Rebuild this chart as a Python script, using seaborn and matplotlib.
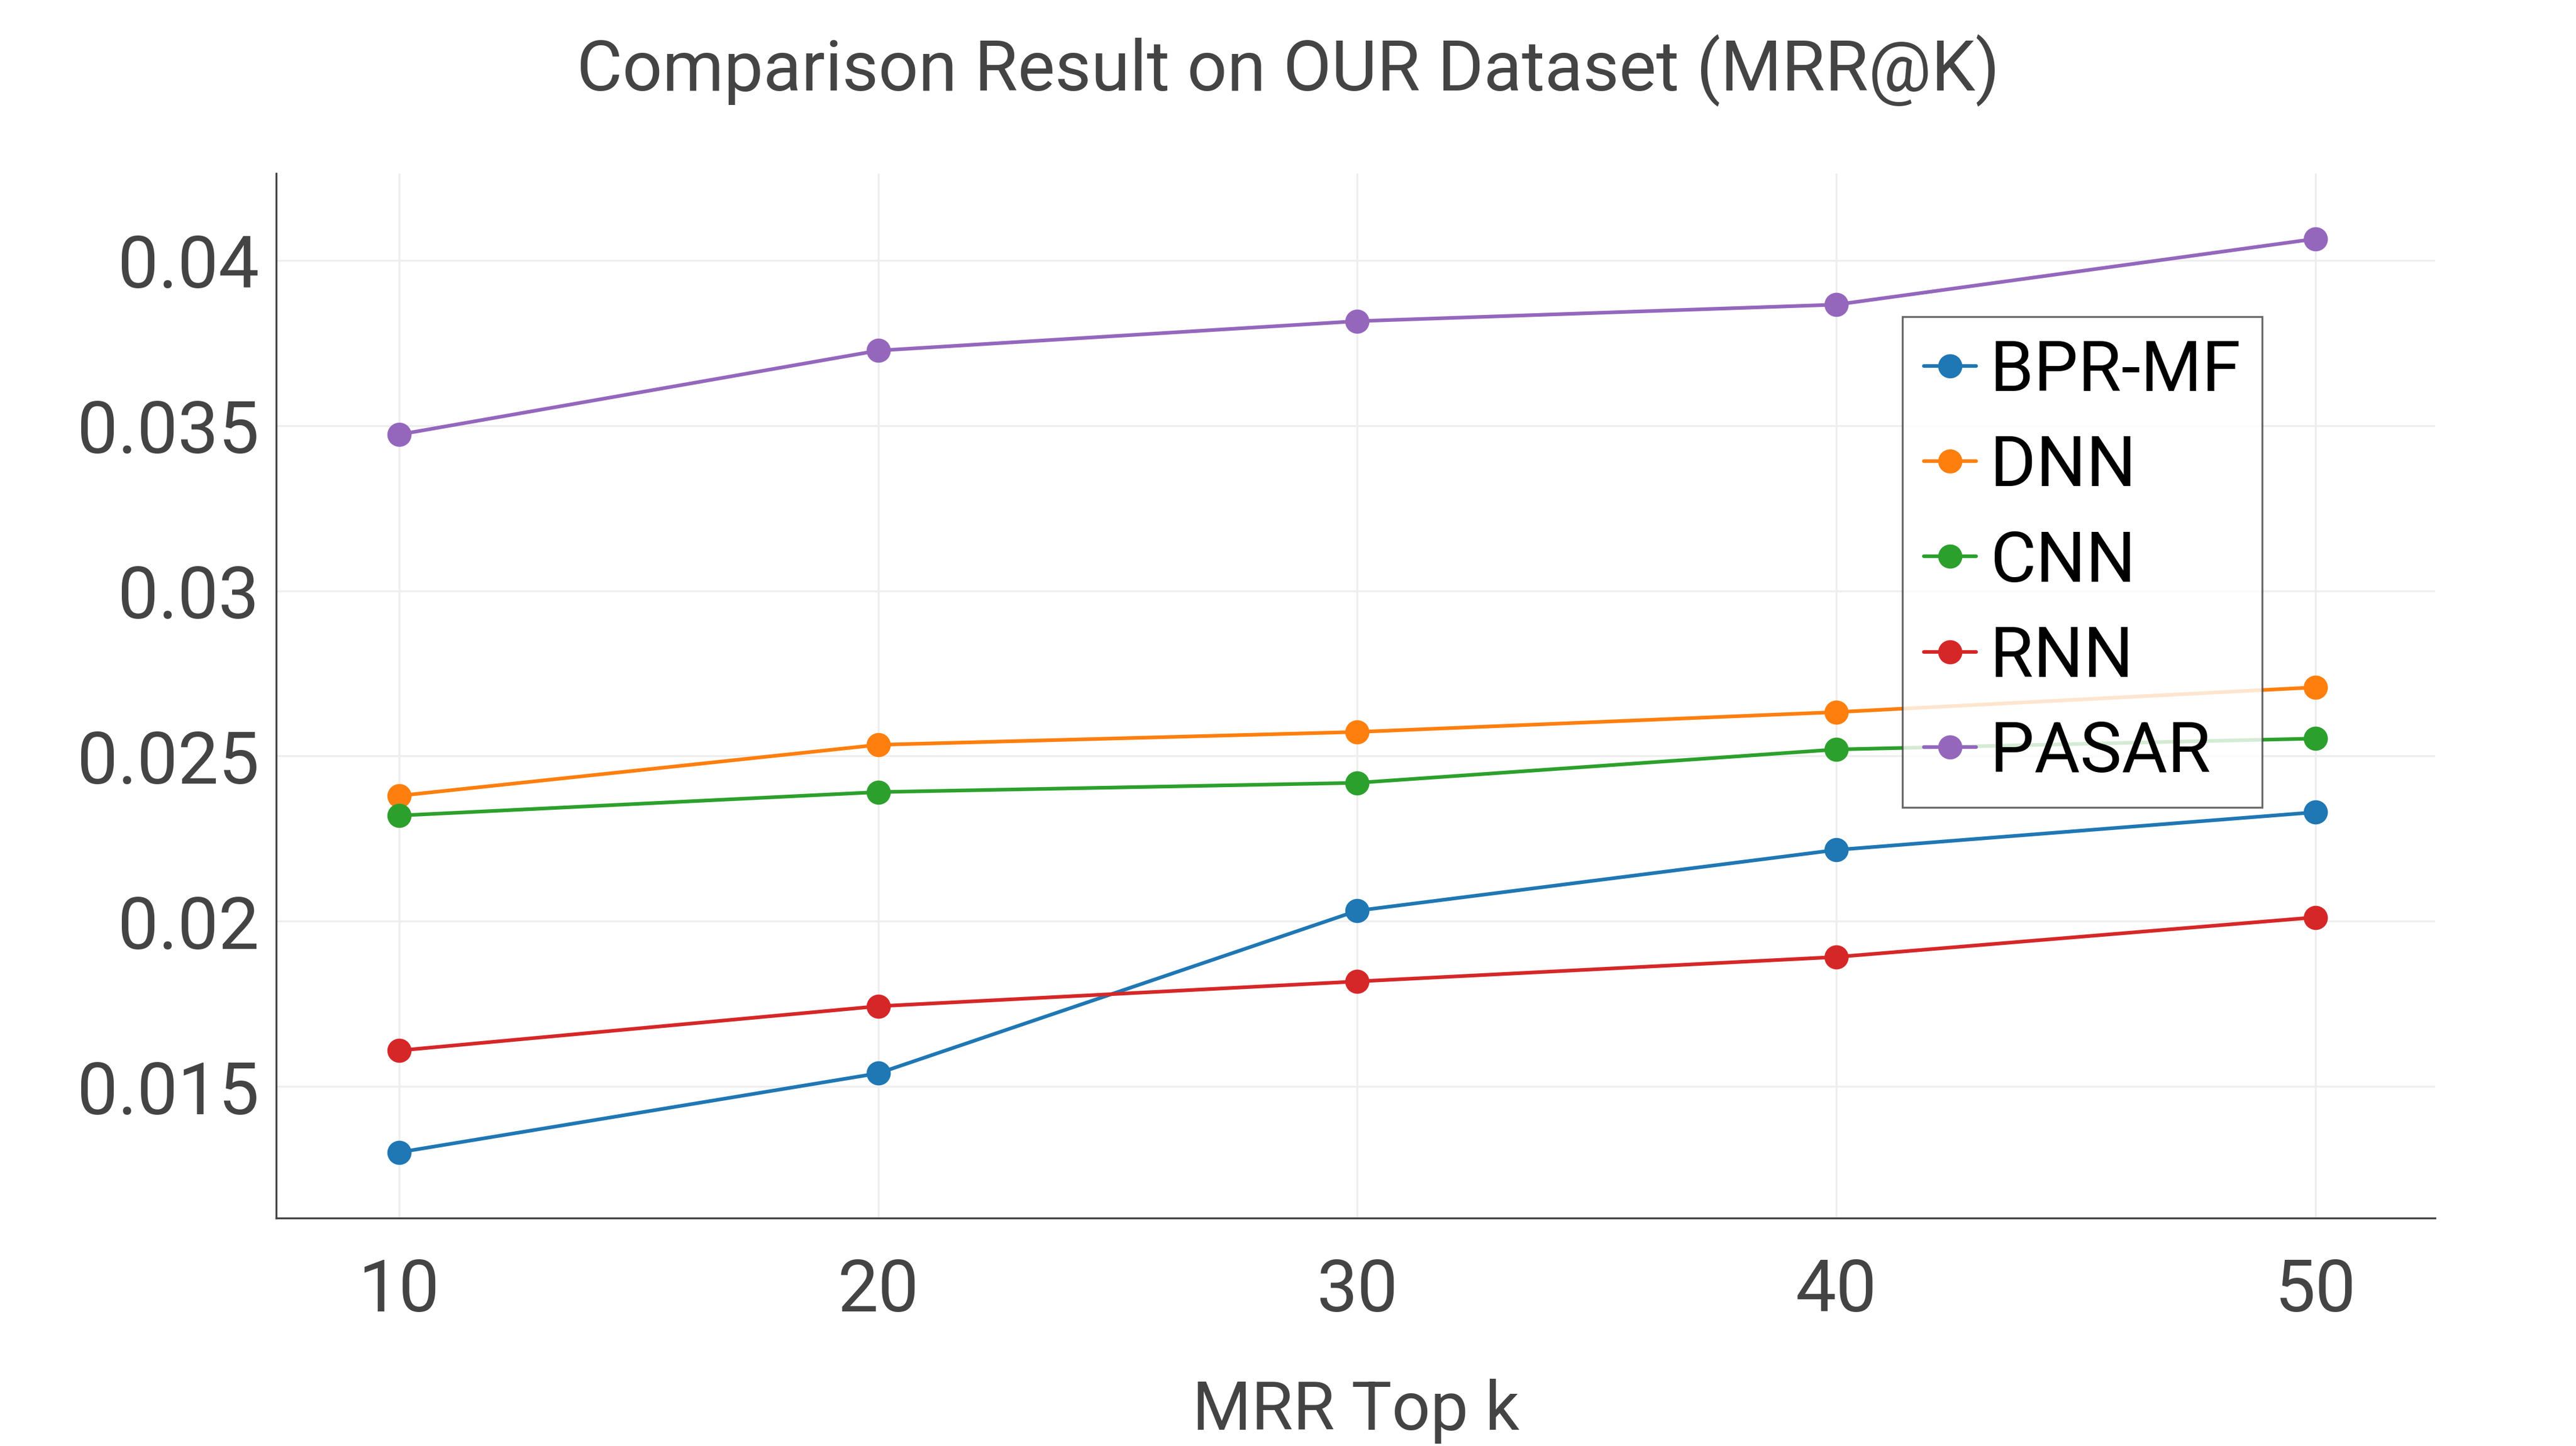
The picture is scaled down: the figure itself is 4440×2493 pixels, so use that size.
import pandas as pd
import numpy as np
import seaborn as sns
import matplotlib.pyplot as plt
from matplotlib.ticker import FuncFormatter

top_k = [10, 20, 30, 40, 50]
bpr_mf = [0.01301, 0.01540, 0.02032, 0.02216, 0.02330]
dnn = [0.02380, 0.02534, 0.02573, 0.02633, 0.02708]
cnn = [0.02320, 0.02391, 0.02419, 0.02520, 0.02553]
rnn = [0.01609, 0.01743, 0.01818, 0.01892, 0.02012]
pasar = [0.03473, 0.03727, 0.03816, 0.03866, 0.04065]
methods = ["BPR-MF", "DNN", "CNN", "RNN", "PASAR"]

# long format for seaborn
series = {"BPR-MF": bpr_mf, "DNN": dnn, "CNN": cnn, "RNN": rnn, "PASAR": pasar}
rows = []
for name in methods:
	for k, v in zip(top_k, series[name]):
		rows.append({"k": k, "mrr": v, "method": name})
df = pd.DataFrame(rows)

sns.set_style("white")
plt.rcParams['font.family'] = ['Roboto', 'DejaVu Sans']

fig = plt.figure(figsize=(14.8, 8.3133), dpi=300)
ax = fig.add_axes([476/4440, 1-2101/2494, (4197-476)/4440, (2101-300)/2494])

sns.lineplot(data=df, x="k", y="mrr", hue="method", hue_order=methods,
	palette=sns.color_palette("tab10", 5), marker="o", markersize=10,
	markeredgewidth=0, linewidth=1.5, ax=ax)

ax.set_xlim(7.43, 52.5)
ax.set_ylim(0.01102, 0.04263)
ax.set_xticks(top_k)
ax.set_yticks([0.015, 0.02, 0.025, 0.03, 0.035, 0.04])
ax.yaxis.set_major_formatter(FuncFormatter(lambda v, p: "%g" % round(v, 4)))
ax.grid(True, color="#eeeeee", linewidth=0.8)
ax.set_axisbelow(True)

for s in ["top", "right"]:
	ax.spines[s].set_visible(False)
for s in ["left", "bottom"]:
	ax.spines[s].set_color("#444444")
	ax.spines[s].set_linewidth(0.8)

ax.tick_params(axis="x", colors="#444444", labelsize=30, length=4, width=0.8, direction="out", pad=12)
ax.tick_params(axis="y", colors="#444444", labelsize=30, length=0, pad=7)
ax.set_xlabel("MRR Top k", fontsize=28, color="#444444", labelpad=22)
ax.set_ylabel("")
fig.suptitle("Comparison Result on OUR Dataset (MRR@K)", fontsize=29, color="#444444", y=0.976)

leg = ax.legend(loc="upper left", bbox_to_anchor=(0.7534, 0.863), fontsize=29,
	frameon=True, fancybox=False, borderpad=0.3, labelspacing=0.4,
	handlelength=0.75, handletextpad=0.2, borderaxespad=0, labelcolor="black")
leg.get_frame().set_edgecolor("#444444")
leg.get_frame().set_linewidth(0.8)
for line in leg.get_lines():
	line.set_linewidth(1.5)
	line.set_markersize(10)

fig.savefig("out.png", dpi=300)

|---|

- The exercise
Repeat the lines above, starting at the first and stopping after the line that holds "plt.rcParams['font.family'] = ['Roboto', 'DejaVu", with the pictures left out.

- Answer to this exercise
Rebuild this chart as a Python script, using seaborn and matplotlib.
The picture is scaled down: the figure itself is 4440×2493 pixels, so use that size.
import pandas as pd
import numpy as np
import seaborn as sns
import matplotlib.pyplot as plt
from matplotlib.ticker import FuncFormatter

top_k = [10, 20, 30, 40, 50]
bpr_mf = [0.01301, 0.01540, 0.02032, 0.02216, 0.02330]
dnn = [0.02380, 0.02534, 0.02573, 0.02633, 0.02708]
cnn = [0.02320, 0.02391, 0.02419, 0.02520, 0.02553]
rnn = [0.01609, 0.01743, 0.01818, 0.01892, 0.02012]
pasar = [0.03473, 0.03727, 0.03816, 0.03866, 0.04065]
methods = ["BPR-MF", "DNN", "CNN", "RNN", "PASAR"]

# long format for seaborn
series = {"BPR-MF": bpr_mf, "DNN": dnn, "CNN": cnn, "RNN": rnn, "PASAR": pasar}
rows = []
for name in methods:
	for k, v in zip(top_k, series[name]):
		rows.append({"k": k, "mrr": v, "method": name})
df = pd.DataFrame(rows)

sns.set_style("white")
plt.rcParams['font.family'] = ['Roboto', 'DejaVu Sans']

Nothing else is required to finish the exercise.